Druck, meanwhile, uprooted his family to Ocala. He bought a horse farm, and Hunter attended high school in Ocala. Her senior year culminated in two personal tragedies — the killing of her horse and the divorce of her parents.

Burns, the horse hit man, testified that it was Druck who personally instructed him on how to electrocute the horse with a split extension cord and alligator clips, one attached to the horse's nose, the other to his anus. Burns told federal investigators that when the cord was plugged in, the horse dropped immediately.

Hunter, who was with a boyfriend when Burns killed the animal, saw the horse dead on the stable floor. McInerney fictionalized the account in his 1988 book, The Story Of My Life. The character based on Hunter, named Allison Poole, recounts that she was so distraught by the killing of the horse (named "Dangerous Dan" in the book) that she had to be kept on tranquilizers for a week.

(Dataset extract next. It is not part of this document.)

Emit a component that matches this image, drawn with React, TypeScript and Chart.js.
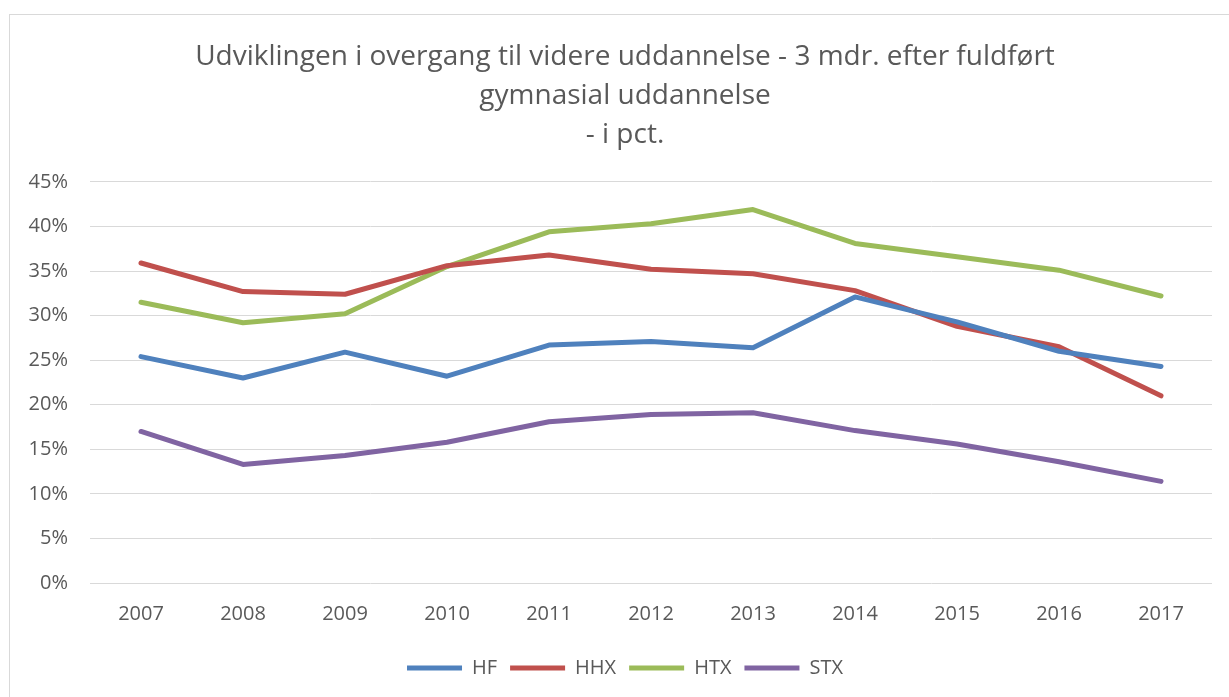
import React, { useEffect, useRef } from "react";
import { Chart, registerables } from "chart.js";

Chart.register(...registerables);

const years = ["2007", "2008", "2009", "2010", "2011", "2012", "2013", "2014", "2015", "2016", "2017"];
const hf = [25.4, 23.0, 25.9, 23.2, 26.7, 27.1, 26.4, 32.1, 29.3, 26.0, 24.3];
const hhx = [35.9, 32.7, 32.4, 35.6, 36.8, 35.2, 34.7, 32.8, 28.8, 26.5, 21.0];
const htx = [31.5, 29.2, 30.2, 35.5, 39.4, 40.3, 41.9, 38.1, 36.6, 35.1, 32.2];
const stx = [17.0, 13.3, 14.3, 15.8, 18.1, 18.9, 19.1, 17.1, 15.6, 13.6, 11.4];
const titleLines = [
  "Udviklingen i overgang til videre uddannelse - 3 mdr. efter fuldført",
  "gymnasial uddannelse",
  "- i pct.",
];

const FONT = "'Open Sans', 'DejaVu Sans', sans-serif";
const TEXT = "#595959";

export default function App() {
  const ref = useRef<HTMLCanvasElement | null>(null);
  useEffect(() => {
    if (!ref.current) return;
    const mk = (label: string, data: number[], color: string) => ({
      label,
      data,
      borderColor: color,
      backgroundColor: color,
      borderWidth: 5,
      borderCapStyle: "round" as const,
      borderJoinStyle: "round" as const,
      pointRadius: 0,
      pointHoverRadius: 0,
      tension: 0,
      fill: false,
      yAxisID: "y",
    });
    const chart = new Chart(ref.current, {
      type: "line",
      data: {
        labels: years,
        datasets: [
          mk("HF", hf, "#4F81BD"),
          mk("HHX", hhx, "#C0504D"),
          mk("HTX", htx, "#9BBB59"),
          mk("STX", stx, "#8064A2"),
        ],
      },
      options: {
        animation: false,
        responsive: false,
        maintainAspectRatio: false,
        layout: { padding: { left: 0, right: 0, top: 0, bottom: 10 } },
        plugins: {
          title: {
            display: true,
            text: titleLines,
            color: TEXT,
            font: { family: FONT, size: 28, weight: "normal", lineHeight: 1.38 },
            padding: { top: 23, bottom: 28 },
          },
          legend: {
            position: "bottom",
            labels: {
              usePointStyle: true,
              pointStyle: "line",
              pointStyleWidth: 55,
              color: TEXT,
              font: { family: FONT, size: 20 },
              padding: 13,
            },
          },
          tooltip: { enabled: false },
        },
        scales: {
          x: {
            grid: { display: false, drawTicks: false },
            border: { display: false },
            offset: true,
            ticks: { color: TEXT, font: { family: FONT, size: 20 }, padding: 19, maxRotation: 0 },
          },
          y: {
            position: "left",
            min: 0,
            max: 45,
            grid: { color: "#d9d9d9", lineWidth: 1, drawTicks: false },
            border: { display: false },
            ticks: {
              stepSize: 5,
              color: TEXT,
              font: { family: FONT, size: 20 },
              padding: 22,
              callback: (v: any) => v + "%",
            },
            afterFit: (s: any) => {
              s.width = 80;
            },
          },
          yRight: {
            position: "right",
            min: 0,
            max: 45,
            grid: { display: false, drawTicks: false },
            border: { display: false },
            ticks: { display: false },
            afterFit: (s: any) => {
              s.width = 28;
            },
          },
        },
      },
    });
    return () => chart.destroy();
  }, []);
  return (
    <div
      style={{
        position: "absolute",
        left: 9,
        top: 14,
        width: 1240,
        height: 700,
        border: "1px solid #d9d9d9",
        background: "#fff",
        boxSizing: "border-box",
      }}
    >
      <canvas ref={ref} width={1230} height={683} style={{ display: "block", width: 1230, height: 683 }} />
    </div>
  );
}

"A few months later," Poole says in the book, "Dad came into my room one night. I was like, uh-oh, not this again. He buried his face in my shoulder. His cheek was wet and he smelled of booze. I'm sorry about Dangerous Dan, he said. Tell me you forgive me. He muttered something about the business."

The book was published before the Edwards scandal broke (and the Poole character would also be included in American Psycho, a bestselling novel by Bret Easton Ellis). James Druck died in 1990 of lung cancer before he could be brought to justice on the insurance fraud charge.

The rest of the story, quite literally, is history.